• [TASK] Reproduce exactly the run of lines from the one containing "Clone this chart in matplotlib." through the one containing "hatch_col = '#7a7a7a'". Pictures do not belong in the copy.

• [RECORDS PROVIDED]
※ ※ ※
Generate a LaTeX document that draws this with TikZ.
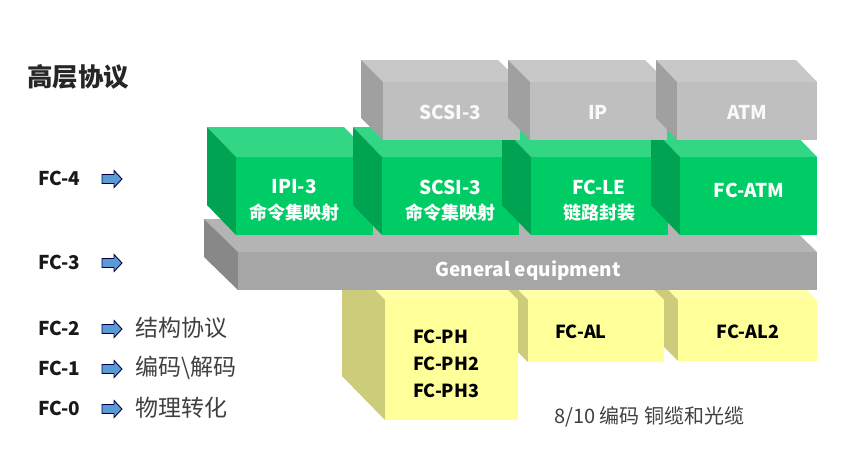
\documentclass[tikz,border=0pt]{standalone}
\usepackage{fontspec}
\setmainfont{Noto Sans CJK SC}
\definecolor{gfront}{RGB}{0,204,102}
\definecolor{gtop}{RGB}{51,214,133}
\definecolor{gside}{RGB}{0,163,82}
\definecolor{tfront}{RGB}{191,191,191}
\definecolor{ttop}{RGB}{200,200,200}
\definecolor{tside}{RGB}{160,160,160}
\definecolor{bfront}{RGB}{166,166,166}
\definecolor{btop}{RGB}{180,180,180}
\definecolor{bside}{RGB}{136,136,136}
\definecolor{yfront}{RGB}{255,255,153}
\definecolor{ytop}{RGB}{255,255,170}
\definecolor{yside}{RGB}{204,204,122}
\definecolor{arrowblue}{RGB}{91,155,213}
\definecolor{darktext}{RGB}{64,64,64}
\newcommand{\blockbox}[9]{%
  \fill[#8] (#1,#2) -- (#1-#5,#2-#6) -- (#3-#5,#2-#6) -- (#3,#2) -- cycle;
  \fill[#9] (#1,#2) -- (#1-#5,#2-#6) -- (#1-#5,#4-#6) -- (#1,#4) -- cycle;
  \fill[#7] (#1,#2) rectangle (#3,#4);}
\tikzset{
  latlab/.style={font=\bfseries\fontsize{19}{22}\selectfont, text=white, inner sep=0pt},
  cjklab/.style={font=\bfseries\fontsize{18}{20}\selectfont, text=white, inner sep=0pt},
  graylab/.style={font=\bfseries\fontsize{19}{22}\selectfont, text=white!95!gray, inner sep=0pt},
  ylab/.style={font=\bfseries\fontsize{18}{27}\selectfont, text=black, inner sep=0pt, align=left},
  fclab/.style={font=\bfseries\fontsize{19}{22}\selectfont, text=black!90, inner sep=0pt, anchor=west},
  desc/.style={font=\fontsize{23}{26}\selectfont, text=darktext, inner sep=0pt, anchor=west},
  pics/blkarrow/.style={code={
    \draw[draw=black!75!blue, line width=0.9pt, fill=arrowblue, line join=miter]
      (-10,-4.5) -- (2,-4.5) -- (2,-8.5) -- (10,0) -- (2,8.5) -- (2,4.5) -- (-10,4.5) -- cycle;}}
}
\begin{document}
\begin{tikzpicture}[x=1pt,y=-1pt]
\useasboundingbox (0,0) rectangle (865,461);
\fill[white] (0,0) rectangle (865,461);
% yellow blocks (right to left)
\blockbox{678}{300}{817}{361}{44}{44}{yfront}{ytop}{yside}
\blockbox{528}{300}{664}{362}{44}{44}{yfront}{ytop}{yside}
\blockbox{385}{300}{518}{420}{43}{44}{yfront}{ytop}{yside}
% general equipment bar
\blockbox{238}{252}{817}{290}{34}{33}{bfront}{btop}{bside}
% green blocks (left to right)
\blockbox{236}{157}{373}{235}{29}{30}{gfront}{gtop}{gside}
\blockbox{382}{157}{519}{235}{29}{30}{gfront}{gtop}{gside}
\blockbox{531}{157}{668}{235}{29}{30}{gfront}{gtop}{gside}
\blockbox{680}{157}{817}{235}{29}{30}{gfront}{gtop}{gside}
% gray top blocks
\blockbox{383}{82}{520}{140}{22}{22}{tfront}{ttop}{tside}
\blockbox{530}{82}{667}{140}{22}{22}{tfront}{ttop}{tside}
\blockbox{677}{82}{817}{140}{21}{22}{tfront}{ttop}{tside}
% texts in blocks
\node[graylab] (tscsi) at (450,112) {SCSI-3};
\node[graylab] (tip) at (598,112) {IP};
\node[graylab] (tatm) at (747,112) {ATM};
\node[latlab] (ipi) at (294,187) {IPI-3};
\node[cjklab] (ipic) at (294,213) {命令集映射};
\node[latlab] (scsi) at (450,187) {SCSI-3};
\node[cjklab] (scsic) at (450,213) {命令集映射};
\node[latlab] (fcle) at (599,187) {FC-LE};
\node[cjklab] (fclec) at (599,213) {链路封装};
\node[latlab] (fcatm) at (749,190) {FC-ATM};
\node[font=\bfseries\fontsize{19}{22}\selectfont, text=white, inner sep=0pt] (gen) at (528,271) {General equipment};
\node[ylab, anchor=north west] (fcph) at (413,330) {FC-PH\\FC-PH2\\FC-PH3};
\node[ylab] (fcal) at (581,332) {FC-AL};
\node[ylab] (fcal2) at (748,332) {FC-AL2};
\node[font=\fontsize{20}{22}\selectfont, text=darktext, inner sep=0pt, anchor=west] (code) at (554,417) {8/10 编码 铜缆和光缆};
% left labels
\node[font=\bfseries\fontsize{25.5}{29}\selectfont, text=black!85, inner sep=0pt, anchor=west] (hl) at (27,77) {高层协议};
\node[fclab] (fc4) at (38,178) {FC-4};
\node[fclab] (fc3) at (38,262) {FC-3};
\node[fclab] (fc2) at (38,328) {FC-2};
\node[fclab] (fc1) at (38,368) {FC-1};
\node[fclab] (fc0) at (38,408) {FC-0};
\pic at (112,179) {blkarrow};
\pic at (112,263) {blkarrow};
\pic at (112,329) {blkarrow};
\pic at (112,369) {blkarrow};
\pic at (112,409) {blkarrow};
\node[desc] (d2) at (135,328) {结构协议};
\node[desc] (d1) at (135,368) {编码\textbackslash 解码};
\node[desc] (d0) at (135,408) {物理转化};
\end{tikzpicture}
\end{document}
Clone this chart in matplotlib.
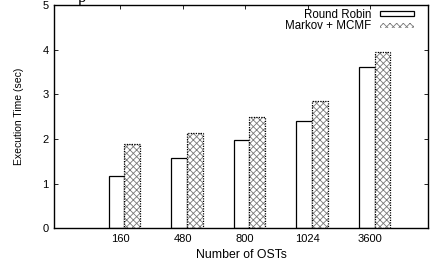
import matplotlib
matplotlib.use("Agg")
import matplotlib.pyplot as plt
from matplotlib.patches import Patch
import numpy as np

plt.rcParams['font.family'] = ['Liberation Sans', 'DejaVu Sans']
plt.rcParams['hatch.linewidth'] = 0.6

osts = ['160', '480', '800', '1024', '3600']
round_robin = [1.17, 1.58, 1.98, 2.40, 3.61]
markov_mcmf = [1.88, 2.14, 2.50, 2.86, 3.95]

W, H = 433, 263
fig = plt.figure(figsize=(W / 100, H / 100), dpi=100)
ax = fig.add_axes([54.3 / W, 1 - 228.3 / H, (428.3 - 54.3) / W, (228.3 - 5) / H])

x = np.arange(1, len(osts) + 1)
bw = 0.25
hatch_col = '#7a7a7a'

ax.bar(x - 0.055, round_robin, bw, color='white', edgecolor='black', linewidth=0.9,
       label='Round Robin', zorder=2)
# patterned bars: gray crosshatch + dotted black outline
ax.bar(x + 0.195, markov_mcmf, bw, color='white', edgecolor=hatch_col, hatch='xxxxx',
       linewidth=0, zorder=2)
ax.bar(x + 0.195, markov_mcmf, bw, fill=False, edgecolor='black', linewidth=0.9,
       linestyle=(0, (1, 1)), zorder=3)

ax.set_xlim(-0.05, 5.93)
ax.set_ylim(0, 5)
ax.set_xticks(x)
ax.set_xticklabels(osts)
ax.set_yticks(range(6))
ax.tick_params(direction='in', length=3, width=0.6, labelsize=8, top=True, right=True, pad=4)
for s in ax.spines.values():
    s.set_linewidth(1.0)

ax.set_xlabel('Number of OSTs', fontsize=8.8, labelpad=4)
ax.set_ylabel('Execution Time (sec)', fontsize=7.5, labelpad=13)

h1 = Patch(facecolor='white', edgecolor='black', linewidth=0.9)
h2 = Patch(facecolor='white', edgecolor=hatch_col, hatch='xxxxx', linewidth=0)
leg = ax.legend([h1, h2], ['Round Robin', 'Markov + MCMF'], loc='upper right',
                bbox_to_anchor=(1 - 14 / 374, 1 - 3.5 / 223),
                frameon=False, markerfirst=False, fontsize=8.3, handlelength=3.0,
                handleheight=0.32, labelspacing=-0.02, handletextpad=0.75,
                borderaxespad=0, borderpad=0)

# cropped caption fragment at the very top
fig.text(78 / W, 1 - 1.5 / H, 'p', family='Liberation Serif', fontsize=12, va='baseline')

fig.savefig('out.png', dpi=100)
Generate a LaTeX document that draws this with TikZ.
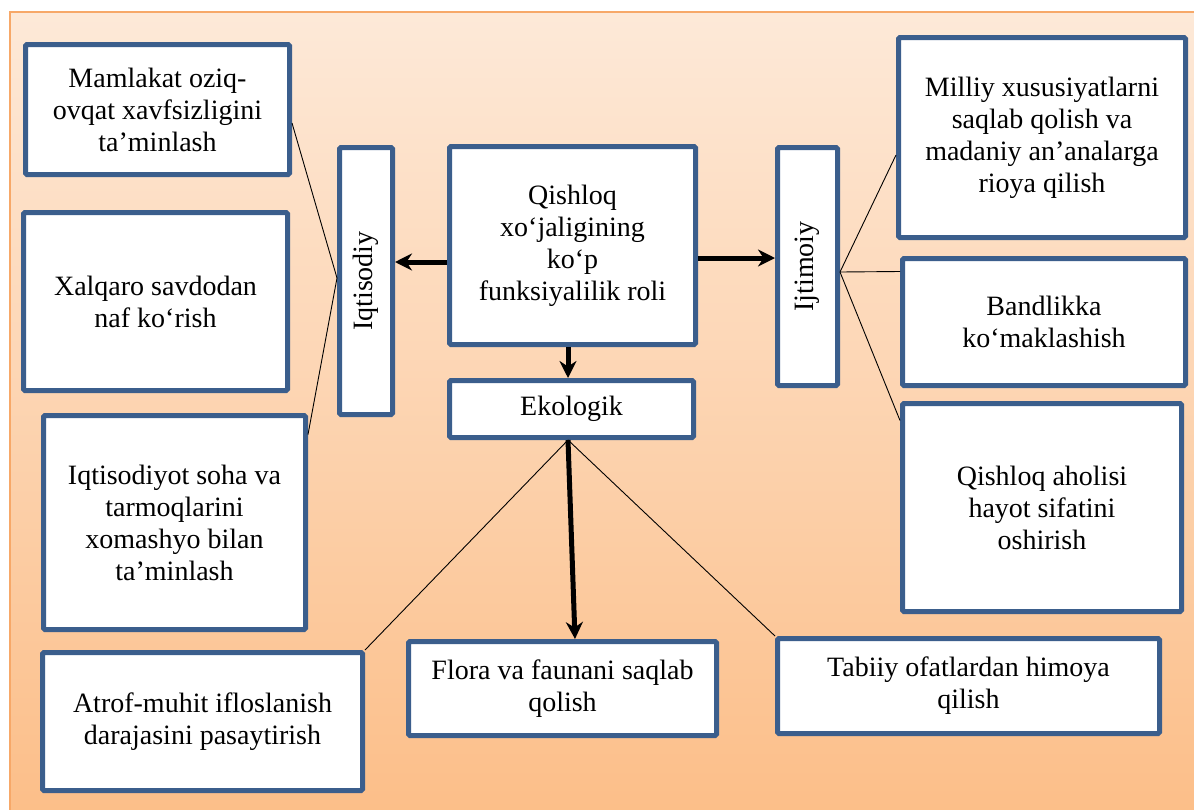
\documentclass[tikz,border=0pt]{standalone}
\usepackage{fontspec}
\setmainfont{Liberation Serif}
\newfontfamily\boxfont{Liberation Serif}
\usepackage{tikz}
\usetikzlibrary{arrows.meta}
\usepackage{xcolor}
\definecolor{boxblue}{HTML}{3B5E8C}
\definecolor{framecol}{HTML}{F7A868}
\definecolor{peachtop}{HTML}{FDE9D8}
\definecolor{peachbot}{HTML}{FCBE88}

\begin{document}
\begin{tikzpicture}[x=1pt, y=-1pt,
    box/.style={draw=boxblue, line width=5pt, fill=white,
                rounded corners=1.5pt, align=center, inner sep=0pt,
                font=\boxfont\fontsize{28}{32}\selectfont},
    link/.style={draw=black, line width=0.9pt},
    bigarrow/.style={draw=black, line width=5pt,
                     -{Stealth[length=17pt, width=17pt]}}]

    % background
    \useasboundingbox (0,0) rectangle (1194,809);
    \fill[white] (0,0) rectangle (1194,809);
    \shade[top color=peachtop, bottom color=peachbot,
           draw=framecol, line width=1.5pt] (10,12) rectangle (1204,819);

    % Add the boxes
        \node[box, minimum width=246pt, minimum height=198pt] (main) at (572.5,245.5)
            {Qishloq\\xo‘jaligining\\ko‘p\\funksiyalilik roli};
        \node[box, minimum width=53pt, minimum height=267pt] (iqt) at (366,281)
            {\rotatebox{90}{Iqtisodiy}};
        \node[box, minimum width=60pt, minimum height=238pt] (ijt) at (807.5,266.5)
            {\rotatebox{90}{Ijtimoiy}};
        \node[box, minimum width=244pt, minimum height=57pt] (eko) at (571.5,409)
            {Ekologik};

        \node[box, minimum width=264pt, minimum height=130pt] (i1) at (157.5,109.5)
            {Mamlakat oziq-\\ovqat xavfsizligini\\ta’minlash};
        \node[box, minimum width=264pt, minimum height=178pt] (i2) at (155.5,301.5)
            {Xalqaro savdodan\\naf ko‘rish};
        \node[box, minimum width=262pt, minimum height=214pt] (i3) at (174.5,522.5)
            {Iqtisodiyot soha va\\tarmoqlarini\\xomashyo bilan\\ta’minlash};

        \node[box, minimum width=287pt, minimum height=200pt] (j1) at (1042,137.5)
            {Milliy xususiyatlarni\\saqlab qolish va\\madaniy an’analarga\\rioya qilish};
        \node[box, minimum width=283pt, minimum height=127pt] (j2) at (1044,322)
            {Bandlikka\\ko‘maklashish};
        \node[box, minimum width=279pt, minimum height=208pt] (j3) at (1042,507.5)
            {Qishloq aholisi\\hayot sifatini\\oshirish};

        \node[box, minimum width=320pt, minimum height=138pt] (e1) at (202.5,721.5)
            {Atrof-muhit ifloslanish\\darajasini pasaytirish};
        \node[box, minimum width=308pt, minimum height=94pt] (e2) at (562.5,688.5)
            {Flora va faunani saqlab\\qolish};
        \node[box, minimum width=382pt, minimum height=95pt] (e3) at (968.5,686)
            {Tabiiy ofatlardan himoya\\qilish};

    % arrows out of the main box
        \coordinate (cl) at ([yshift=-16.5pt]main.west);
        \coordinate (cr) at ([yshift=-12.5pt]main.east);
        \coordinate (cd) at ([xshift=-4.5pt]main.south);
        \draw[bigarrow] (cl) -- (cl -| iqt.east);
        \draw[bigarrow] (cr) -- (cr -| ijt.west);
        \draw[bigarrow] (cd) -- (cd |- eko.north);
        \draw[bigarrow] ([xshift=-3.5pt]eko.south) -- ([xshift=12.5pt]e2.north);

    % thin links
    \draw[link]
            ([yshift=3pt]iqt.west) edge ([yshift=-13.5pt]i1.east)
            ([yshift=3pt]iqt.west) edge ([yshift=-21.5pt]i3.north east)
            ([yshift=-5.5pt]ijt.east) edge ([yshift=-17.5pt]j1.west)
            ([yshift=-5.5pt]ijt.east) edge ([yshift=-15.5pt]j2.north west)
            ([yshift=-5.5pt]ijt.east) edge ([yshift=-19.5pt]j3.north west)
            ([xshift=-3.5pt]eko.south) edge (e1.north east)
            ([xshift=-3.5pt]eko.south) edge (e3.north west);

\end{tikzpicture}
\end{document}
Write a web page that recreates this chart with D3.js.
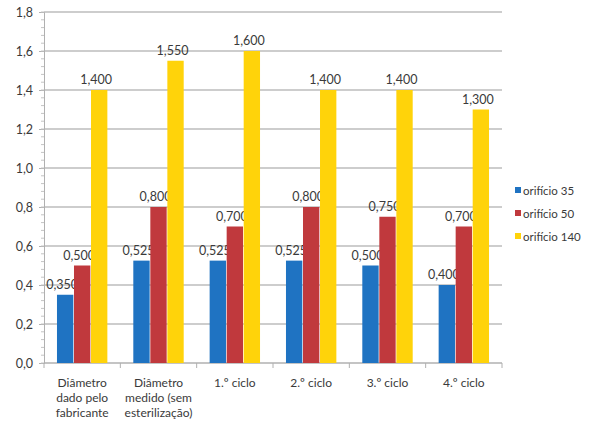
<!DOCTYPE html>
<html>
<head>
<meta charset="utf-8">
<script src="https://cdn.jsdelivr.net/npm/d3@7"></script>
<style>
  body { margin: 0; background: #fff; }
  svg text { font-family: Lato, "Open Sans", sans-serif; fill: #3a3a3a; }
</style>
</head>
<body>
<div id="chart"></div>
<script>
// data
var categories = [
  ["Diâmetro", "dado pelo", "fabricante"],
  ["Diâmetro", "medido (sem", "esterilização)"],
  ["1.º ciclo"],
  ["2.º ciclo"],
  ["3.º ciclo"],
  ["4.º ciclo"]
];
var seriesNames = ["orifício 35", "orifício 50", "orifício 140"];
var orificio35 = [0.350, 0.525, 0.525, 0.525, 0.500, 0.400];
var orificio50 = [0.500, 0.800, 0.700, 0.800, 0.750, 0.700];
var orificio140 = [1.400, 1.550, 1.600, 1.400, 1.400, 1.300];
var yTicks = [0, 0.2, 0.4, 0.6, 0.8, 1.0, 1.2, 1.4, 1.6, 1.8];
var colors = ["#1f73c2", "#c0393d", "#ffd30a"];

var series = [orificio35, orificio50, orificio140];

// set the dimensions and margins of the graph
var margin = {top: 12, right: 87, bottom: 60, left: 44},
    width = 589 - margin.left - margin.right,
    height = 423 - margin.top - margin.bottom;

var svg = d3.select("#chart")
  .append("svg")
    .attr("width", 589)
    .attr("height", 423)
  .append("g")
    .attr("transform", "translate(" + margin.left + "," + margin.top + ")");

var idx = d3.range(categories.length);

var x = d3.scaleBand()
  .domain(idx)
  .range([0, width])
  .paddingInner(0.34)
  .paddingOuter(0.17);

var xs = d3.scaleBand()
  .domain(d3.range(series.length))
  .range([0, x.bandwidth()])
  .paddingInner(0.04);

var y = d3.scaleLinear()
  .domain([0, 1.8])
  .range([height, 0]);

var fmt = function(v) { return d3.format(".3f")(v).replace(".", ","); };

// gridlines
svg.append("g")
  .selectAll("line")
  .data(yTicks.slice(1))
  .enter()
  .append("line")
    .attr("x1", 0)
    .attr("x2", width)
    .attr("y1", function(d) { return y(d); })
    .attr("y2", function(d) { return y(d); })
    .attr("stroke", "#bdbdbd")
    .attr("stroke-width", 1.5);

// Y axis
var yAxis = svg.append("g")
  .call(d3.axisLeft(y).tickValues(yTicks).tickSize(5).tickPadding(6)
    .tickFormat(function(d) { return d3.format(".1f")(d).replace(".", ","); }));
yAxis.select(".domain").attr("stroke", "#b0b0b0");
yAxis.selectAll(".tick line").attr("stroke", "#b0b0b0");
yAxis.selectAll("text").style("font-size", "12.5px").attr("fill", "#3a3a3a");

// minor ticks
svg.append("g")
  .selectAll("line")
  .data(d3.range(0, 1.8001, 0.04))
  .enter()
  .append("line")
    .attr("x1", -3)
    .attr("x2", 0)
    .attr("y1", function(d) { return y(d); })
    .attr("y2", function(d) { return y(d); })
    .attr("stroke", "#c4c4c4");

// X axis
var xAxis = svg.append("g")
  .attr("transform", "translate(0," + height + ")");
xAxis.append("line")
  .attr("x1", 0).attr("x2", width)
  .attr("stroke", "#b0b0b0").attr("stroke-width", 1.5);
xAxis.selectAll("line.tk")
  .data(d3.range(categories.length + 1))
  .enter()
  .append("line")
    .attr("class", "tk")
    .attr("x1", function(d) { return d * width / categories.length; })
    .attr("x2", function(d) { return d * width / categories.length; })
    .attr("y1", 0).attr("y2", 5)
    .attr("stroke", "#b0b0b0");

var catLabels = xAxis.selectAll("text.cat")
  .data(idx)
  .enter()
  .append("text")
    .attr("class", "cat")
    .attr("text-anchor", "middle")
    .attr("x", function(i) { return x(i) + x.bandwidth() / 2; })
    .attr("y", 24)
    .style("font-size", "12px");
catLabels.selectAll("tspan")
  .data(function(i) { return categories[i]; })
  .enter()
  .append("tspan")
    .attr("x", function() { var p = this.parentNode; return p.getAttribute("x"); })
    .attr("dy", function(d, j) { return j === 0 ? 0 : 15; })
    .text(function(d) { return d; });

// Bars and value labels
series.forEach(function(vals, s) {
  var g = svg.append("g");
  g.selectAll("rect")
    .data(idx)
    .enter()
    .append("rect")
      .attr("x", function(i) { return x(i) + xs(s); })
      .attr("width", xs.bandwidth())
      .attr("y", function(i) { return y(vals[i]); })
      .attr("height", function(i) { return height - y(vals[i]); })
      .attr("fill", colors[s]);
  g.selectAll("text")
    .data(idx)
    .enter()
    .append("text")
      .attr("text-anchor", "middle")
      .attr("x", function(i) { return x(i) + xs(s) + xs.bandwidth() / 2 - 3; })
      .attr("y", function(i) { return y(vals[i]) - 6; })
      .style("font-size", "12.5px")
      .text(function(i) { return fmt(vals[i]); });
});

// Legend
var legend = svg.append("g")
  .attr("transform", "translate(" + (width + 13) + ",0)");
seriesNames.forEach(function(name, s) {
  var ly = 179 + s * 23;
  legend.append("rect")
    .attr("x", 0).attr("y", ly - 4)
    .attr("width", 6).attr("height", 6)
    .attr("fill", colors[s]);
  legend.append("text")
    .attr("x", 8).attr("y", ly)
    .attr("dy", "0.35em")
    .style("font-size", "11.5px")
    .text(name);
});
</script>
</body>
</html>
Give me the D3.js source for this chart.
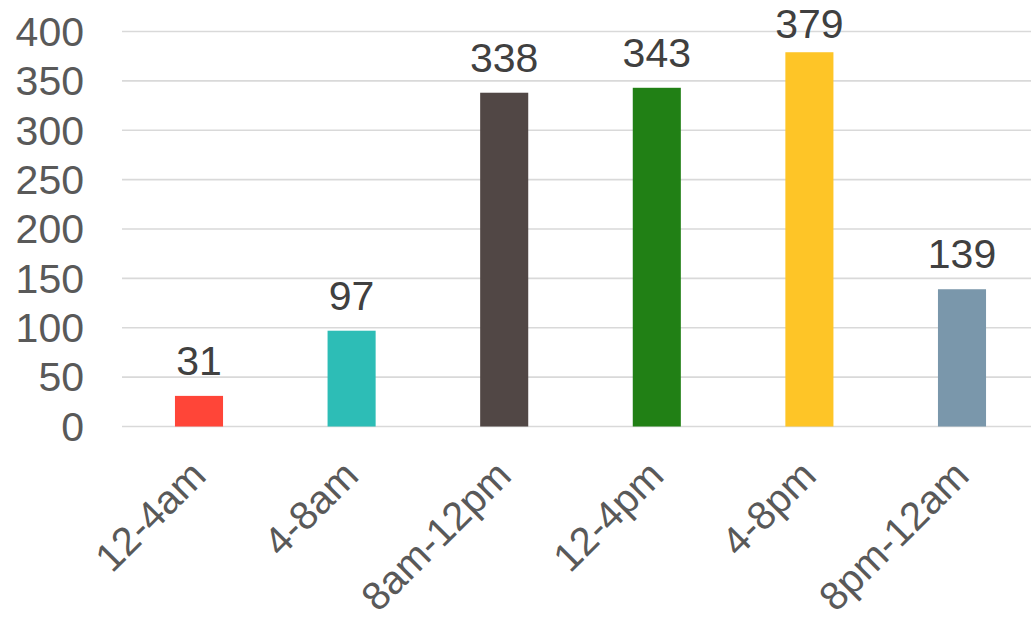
※ ※ ※
• [RESULT OF THIS EXERCISE]
Clone this chart in matplotlib.
import matplotlib
matplotlib.use("Agg")
import matplotlib.pyplot as plt
from matplotlib.patches import Patch
import numpy as np

plt.rcParams['font.family'] = ['Liberation Sans', 'DejaVu Sans']
plt.rcParams['hatch.linewidth'] = 0.6

osts = ['160', '480', '800', '1024', '3600']
round_robin = [1.17, 1.58, 1.98, 2.40, 3.61]
markov_mcmf = [1.88, 2.14, 2.50, 2.86, 3.95]

W, H = 433, 263
fig = plt.figure(figsize=(W / 100, H / 100), dpi=100)
ax = fig.add_axes([54.3 / W, 1 - 228.3 / H, (428.3 - 54.3) / W, (228.3 - 5) / H])

x = np.arange(1, len(osts) + 1)
bw = 0.25
hatch_col = '#7a7a7a'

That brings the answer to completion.